[Begin]

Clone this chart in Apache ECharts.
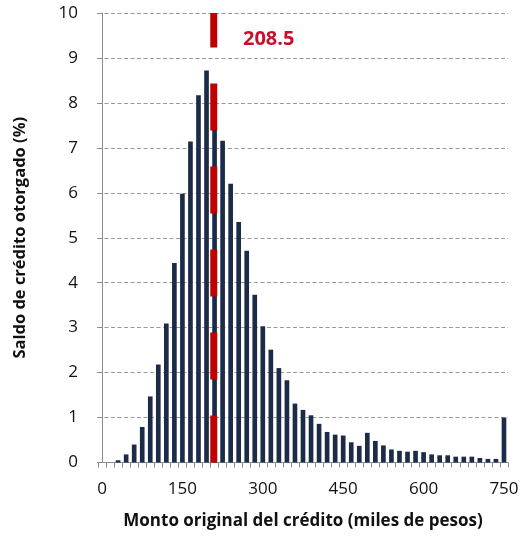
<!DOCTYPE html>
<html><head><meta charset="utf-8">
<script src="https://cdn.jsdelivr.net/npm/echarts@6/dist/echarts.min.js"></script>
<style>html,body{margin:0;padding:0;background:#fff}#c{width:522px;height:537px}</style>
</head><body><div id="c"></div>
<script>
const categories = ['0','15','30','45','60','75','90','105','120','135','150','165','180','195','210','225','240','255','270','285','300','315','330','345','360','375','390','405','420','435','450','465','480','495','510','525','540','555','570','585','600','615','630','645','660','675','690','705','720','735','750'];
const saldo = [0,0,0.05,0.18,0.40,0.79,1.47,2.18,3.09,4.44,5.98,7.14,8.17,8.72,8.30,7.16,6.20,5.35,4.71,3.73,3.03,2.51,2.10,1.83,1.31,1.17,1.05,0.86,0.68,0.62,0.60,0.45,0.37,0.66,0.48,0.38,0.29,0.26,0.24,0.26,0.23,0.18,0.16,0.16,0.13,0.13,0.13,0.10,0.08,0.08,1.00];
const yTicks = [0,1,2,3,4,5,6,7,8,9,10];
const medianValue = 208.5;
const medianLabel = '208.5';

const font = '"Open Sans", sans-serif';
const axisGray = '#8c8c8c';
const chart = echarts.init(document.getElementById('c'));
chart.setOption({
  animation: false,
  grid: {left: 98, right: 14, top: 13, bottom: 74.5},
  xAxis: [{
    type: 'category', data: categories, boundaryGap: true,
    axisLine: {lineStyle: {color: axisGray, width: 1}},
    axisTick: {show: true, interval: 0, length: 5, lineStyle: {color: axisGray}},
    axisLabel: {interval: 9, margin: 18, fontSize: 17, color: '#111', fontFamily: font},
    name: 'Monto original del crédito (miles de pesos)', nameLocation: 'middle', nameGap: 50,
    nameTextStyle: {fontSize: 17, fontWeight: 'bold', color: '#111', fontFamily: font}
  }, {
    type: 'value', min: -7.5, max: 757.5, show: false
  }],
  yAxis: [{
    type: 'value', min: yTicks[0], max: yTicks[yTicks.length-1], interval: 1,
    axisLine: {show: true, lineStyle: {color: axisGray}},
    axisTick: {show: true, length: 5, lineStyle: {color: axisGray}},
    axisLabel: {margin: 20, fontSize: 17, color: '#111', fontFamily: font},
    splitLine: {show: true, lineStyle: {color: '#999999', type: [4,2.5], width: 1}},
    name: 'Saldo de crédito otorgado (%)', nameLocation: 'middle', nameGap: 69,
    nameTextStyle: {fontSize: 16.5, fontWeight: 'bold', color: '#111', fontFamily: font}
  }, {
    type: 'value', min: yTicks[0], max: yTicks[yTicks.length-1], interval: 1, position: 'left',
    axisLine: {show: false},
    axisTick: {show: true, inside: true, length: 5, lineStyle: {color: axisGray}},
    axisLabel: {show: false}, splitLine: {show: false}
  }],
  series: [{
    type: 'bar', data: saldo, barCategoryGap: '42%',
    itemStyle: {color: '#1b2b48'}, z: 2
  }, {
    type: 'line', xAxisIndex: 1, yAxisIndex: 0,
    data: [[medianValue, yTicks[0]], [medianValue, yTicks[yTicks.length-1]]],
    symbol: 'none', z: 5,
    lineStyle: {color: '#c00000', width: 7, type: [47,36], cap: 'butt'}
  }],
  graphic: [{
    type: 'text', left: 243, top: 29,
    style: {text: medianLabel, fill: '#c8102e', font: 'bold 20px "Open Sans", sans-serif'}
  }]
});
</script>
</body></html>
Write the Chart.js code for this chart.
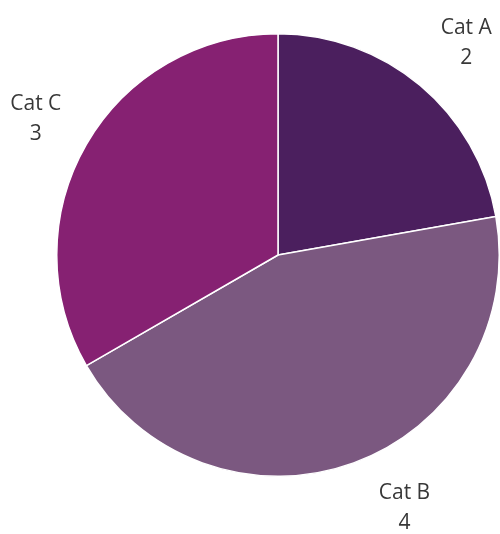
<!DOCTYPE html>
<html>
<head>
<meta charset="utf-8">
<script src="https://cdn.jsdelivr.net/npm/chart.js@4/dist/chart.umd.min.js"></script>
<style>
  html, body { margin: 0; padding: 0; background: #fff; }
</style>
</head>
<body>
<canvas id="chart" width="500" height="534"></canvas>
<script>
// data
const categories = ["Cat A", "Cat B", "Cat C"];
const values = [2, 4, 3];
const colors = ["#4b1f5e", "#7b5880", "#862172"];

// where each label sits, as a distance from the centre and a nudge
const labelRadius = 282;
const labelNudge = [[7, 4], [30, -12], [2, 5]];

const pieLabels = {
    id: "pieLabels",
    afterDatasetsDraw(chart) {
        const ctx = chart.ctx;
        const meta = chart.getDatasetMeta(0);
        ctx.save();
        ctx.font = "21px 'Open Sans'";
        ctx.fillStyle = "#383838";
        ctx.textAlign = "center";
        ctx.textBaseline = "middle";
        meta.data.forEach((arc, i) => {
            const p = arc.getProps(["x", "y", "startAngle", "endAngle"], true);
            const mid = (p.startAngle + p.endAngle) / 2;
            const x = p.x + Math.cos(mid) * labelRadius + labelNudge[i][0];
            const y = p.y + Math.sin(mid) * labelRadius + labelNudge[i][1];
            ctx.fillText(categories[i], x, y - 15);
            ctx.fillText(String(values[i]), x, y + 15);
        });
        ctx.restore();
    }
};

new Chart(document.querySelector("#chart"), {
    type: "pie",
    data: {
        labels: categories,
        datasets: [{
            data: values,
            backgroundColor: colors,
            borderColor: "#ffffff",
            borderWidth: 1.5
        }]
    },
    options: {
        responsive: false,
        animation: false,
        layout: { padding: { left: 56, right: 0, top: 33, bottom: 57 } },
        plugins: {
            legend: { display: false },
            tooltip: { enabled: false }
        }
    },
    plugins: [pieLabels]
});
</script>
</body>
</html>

[End]

**Task goal**
Report back each line of the entries that holds the string "this".

**Reply**
Clone this chart in Apache ECharts.
Write the Chart.js code for this chart.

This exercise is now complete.